Ist ja leider nicht mehr selbstverständlich, wie wir in diesem Wahlkampf besonders schmerzlich gelernt haben. In Mannheim musste ein Polizist sterben, weil er in seinem Dienst einen islamistischen Extremisten nach einer Messerattacke auf einen islamfeindlichen Hetzer fixieren wollte. In Göttingen wurde die grüne Politikerin Marie Kollenrott bei einer Wahlkampfveranstaltung angegriffen und verletzt, so wie zahlreiche weitere Wahlkämpfer*innen in anderen Städten auch.

 

 

Der Ton in unserer Gesellschaft wird schärfer, die Bereitschaft zu Gewalt offenbar geringer. Zudem scheint es, als müssten wir uns zwischen einem freien und liberalen Europa und einem Europa der Vaterländer entscheiden. Und wenn wir uns für eine vielfältige und tolerante Gesellschaft entscheiden, müssen wir sie offenbar verteidigen gegen diejenigen, die so viele Werte ablehnen, die dieses Europa sich in den letzten Jahrzehnten mühsam erkämpft hat.


Wir leben in einer Gesellschaft, die uns Freiheiten lässt wie nie zuvor in der Geschichte. Minderheiten werden geschützt, auch wenn einige aus einer konservativen und rechten Bubble das wohl als Bedrohung empfinden.
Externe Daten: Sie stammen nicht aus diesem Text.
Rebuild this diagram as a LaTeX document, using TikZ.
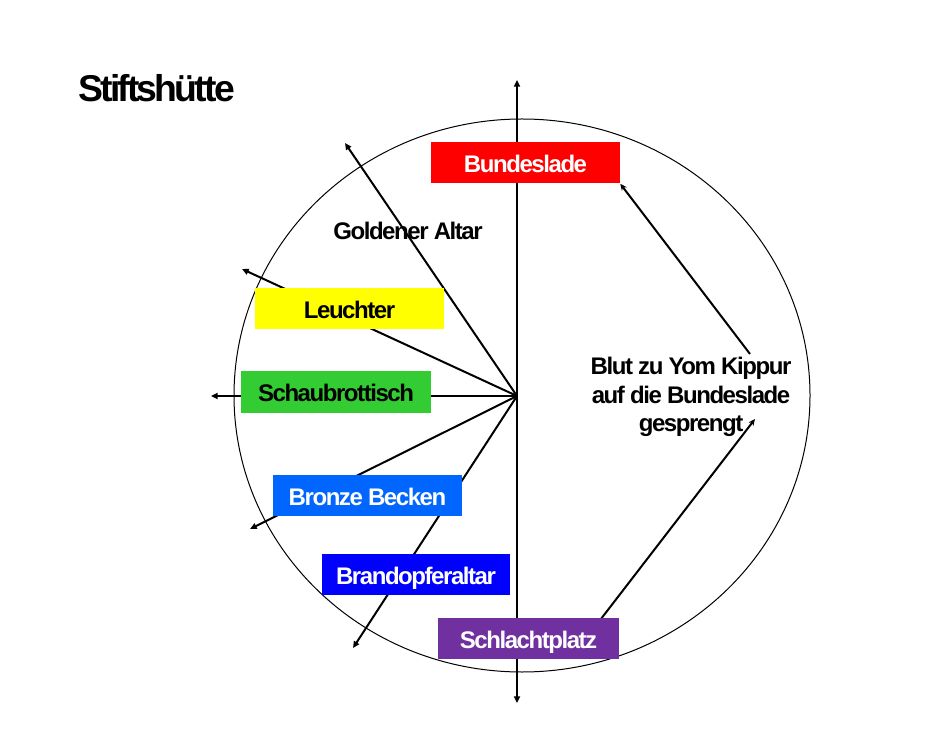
\documentclass[tikz,border=0pt]{standalone}
\usepackage{fontspec}
\setmainfont{Liberation Sans}[LetterSpace=-6]
\newfontfamily\titlefont{Liberation Sans}[LetterSpace=-7.5]
\usetikzlibrary{arrows.meta,backgrounds}
\definecolor{cred}{HTML}{FF0000}
\definecolor{cyellow}{HTML}{FFFF00}
\definecolor{cgreen}{HTML}{33CC33}
\definecolor{cblueA}{HTML}{0066FF}
\definecolor{cblueB}{HTML}{0000FF}
\definecolor{cpurple}{HTML}{7030A0}
\tikzset{
  box/.style={minimum width=189*0.75pt, minimum height=41*0.75pt, inner sep=0pt,
    text height=15pt, text depth=0pt, font=\fontsize{18}{21.5}\selectfont\bfseries},
  lbl/.style={font=\fontsize{18}{21.5}\selectfont\bfseries, inner sep=0pt},
  ray/.style={line width=1.5pt, -{Triangle[length=5pt,width=4.5pt]}},
  thin ray/.style={line width=1.5pt, -{Stealth[length=5pt,width=4.5pt,open]}}
}
\begin{document}
\begin{tikzpicture}[x=0.75pt,y=-0.75pt]
\useasboundingbox (0,0) rectangle (952,737);
% title
\node[anchor=base west, inner sep=0pt, font=\titlefont\fontsize{28}{32}\selectfont\bfseries] (title) at (78,102) {Stiftshütte};
% boxes
\node[box, fill=cred, text=white] (bund) at (525.5,163) {Bundeslade};
\node[box, fill=cyellow, text=black] (leucht) at (349.5,308.5) {Leuchter};
\node[box, fill=cgreen, text=black, minimum width=190*0.75pt] (schau) at (336,392) {Schaubrottisch};
\node[box, fill=cblueA, text=white] (bronze) at (367.5,495.5) {Bronze Becken};
\node[box, fill=cblueB, text=white, minimum width=188*0.75pt] (brand) at (416,574.5) {Brandopferaltar};
\node[box, fill=cpurple, text=white, minimum width=181*0.75pt] (schl) at (528.5,638.5) {Schlachtplatz};
% labels
\node[lbl, anchor=base] (gold) at (408,240) {Goldener Altar};
\node[lbl, align=center] (blut) at (691,397) {Blut zu Yom Kippur\\auf die Bundeslade\\gesprengt};
% coordinates
\coordinate (hub) at (517,396);
\coordinate (top) at (517,80);
\coordinate (bot) at (517,703);
\coordinate (eGold) at (345,143);
\coordinate (eLeucht) at (242,269);
\coordinate (eSchau) at (211,396);
\coordinate (eBronze) at (250,529);
\coordinate (eBrand) at (353,648);
\coordinate (k1) at (750,354);
\coordinate (s1) at (594,628);
\coordinate (k2) at (755,419);
\begin{pgfonlayer}{background}
\draw[line width=0.75pt] (522,395.5) ellipse [x radius=288, y radius=276.5];
\draw[line width=1.5pt, {Triangle[length=5pt,width=4.5pt]}-{Triangle[length=5pt,width=4.5pt]}] (bot) -- (top);
\draw[ray] (hub) -- (eGold);
\draw[ray] (hub) -- (eLeucht);
\draw[ray] (hub) -- (eSchau);
\draw[ray] (hub) -- (eBronze);
\draw[ray] (hub) -- (eBrand);
\draw[thin ray] (k1) -- (bund.south east);
\draw[thin ray] (s1) -- (k2);
\end{pgfonlayer}
\end{tikzpicture}
\end{document}
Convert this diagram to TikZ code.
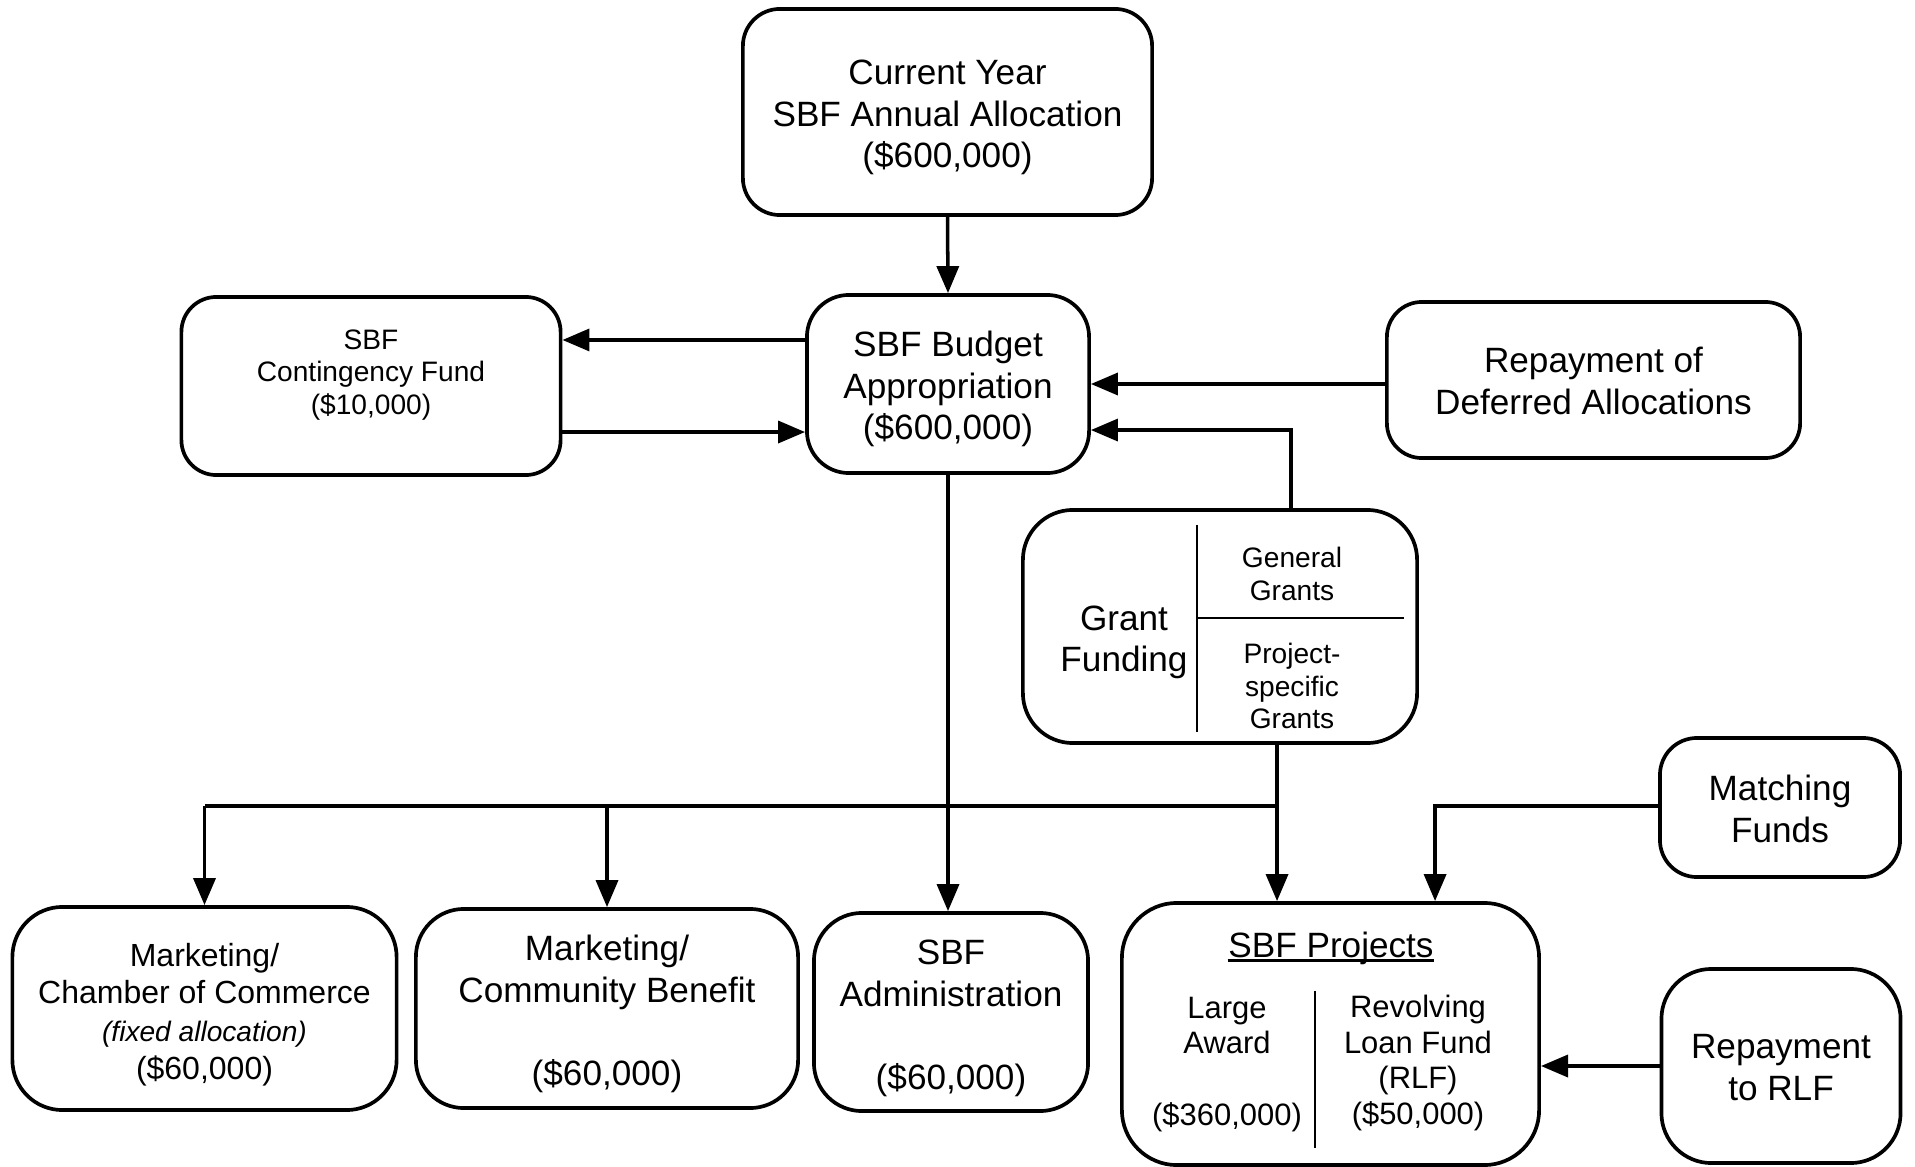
\documentclass[tikz,border=0pt]{standalone}
\usepackage{fontspec}
\setmainfont{Liberation Sans}
\usetikzlibrary{arrows.meta}
\begin{document}
\begin{tikzpicture}[x=0.01cm,y=-0.01cm,
  box/.style={draw, line width=1.05pt, inner sep=0pt},
  txt/.style={align=center, inner sep=0pt, font=\fontsize{10}{11.8}\selectfont},
  small/.style={align=center, inner sep=0pt, font=\fontsize{8}{9.3}\selectfont},
  mid/.style={align=center, inner sep=0pt, font=\fontsize{8.8}{10.2}\selectfont},
  arr/.style={-{Triangle[length=0.27cm,width=0.22cm]}, line width=1pt},
  divider/.style={line width=0.6pt}]
\useasboundingbox (0,0) rectangle (1915,1167);

% boxes
\node[box, rounded corners=0.37cm, minimum width=4.09cm, minimum height=2.06cm] (A) at (947.5,112) {};
\node[txt] (At) at (947.5,117.5) {Current Year\\SBF Annual Allocation\\(\$600,000)};

\node[box, rounded corners=0.42cm, minimum width=2.82cm, minimum height=1.78cm] (B) at (948,384) {};
\node[txt] (Bt) at (948,389) {SBF Budget\\Appropriation\\(\$600,000)};

\node[box, rounded corners=0.35cm, minimum width=3.79cm, minimum height=1.78cm] (C) at (371,386) {};
\node[small] (Ct) at (371,375) {SBF\\Contingency Fund\\(\$10,000)};

\node[box, rounded corners=0.35cm, minimum width=4.13cm, minimum height=1.56cm] (D) at (1593.5,380) {};
\node[txt] (Dt) at (1593.5,381) {Repayment of\\Deferred Allocations};

\node[box, rounded corners=0.5cm, minimum width=3.94cm, minimum height=2.33cm] (G) at (1220,626.5) {};
\node[txt] (Gt) at (1124,642.5) {Grant\\Funding};
\node[small] (Gg) at (1292,574) {General\\Grants};
\node[small] (Gp) at (1292,686) {Project-\\specific\\Grants};
\draw[divider] (1197,525) -- (1197,732);
\draw[divider] (1197,618) -- (1404,618);

\node[box, rounded corners=0.37cm, minimum width=2.40cm, minimum height=1.39cm] (M) at (1780,807.5) {};
\node[txt] (Mt) at (1780,809) {Matching\\Funds};

\node[box, rounded corners=0.5cm, minimum width=2.39cm, minimum height=1.94cm] (R) at (1781,1066) {};
\node[txt] (Rt) at (1781,1067.5) {Repayment\\to RLF};

\node[box, rounded corners=0.5cm, minimum width=3.84cm, minimum height=2.03cm] (K1) at (204.5,1008.5) {};
\node[txt, font=\fontsize{9.1}{10.7}\selectfont] (K1t) at (204.5,1014.5)
  {Marketing/\\Chamber of Commerce\\{\fontsize{8}{9}\selectfont\itshape(fixed allocation)}\\(\$60,000)};

\node[box, rounded corners=0.48cm, minimum width=3.82cm, minimum height=1.99cm] (K2) at (607,1008.5) {};
\node[txt] (K2t) at (607,1014) {Marketing/\\Community Benefit\\\strut\\(\$60,000)};

\node[box, rounded corners=0.48cm, minimum width=2.74cm, minimum height=1.98cm] (K3) at (951,1012) {};
\node[txt] (K3t) at (951,1018.5) {SBF\\Administration\\\strut\\(\$60,000)};

\node[box, rounded corners=0.55cm, minimum width=4.17cm, minimum height=2.62cm] (P) at (1330.5,1034) {};
\node[txt, anchor=base] (Pt) at (1331,957) {SBF Projects};
\draw[line width=0.6pt] ([yshift=-0.035cm]Pt.base west) -- ([yshift=-0.035cm]Pt.base east);
\draw[divider] (1315,991) -- (1315,1148);
\node[mid] (Pl) at (1227,1025.5) {Large\\Award};
\node[mid] (Pa) at (1227,1117.5) {(\$360,000)};
\node[mid] (Pr) at (1418,1063) {Revolving\\Loan Fund\\(RLF)\\(\$50,000)};

% connectors
\draw[arr] (A.south) -- (B.north);
\draw[arr] ([yshift=0.44cm]B.west) -- ([yshift=0.44cm]B.west -| C.east);
\draw[arr] ([yshift=-0.46cm]C.east) -- ([yshift=-0.46cm]C.east -| B.west);
\draw[arr] (D.west |- B.east) -- (B.east);
\draw[arr] ([xshift=0.71cm]G.north) |- ([yshift=-0.46cm]B.east);
\draw[arr] (B.south) -- (B.south |- K3.north);

\coordinate (J) at (1277,806);
\draw[arr] ([xshift=0.57cm]G.south) -- ([xshift=0.57cm]G.south |- P.north);
\draw[line width=1pt] (J) -- (J -| K1.north);
\draw[arr] (J -| K1.north) -- (K1.north);
\draw[arr] (J -| K2.north) -- (K2.north);
\draw[arr] (M.west |- J) -| ([xshift=1.045cm]P.north);
\draw[arr] (R.west) -- (R.west -| P.east);
\end{tikzpicture}
\end{document}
Dieses Europa könnte sich auf den Weg in eine moderne, globalisierte Zukunft machen, in der der einzelne Mensch und nicht seine Herkunft zählt.


Noch dazu stehen wir mit dem Klimawandel und einer von Standorten losgelösten Wirtschaft vor Herausforderungen, die uns alle als Weltbürger, als Menschen betreffen. Warum also pochen so viele immer noch auf Nationalismus, auf eine Welt von gestern, die im Grunde jetzt schon vollkommen überholt ist? Warum ist jemand stolz darauf, Populist zu sein?


Vielleicht bin ich ja zu naiv, vielleicht zu linksgrünversifft, vielleicht zu christlich geprägt, so dass ich alle Menschen als Kinder Gottes und uns als eine Einheit sehe. Aber mir fehlt jegliches Verständnis für die Weltanschauungen der Rechten und Rechtsextremen. Mir ist es egal, ob mein Gegenüber deutsch ist oder was auch immer, viel wichtiger ist mir, das er mein Nachbar, mein Kollege, mein Freund ist. Wenn ich mit jemandem reden, lachen, vielleicht sogar weinen kann, dann ist doch alles andere egal. Lasst uns doch einfach nur Menschen sein.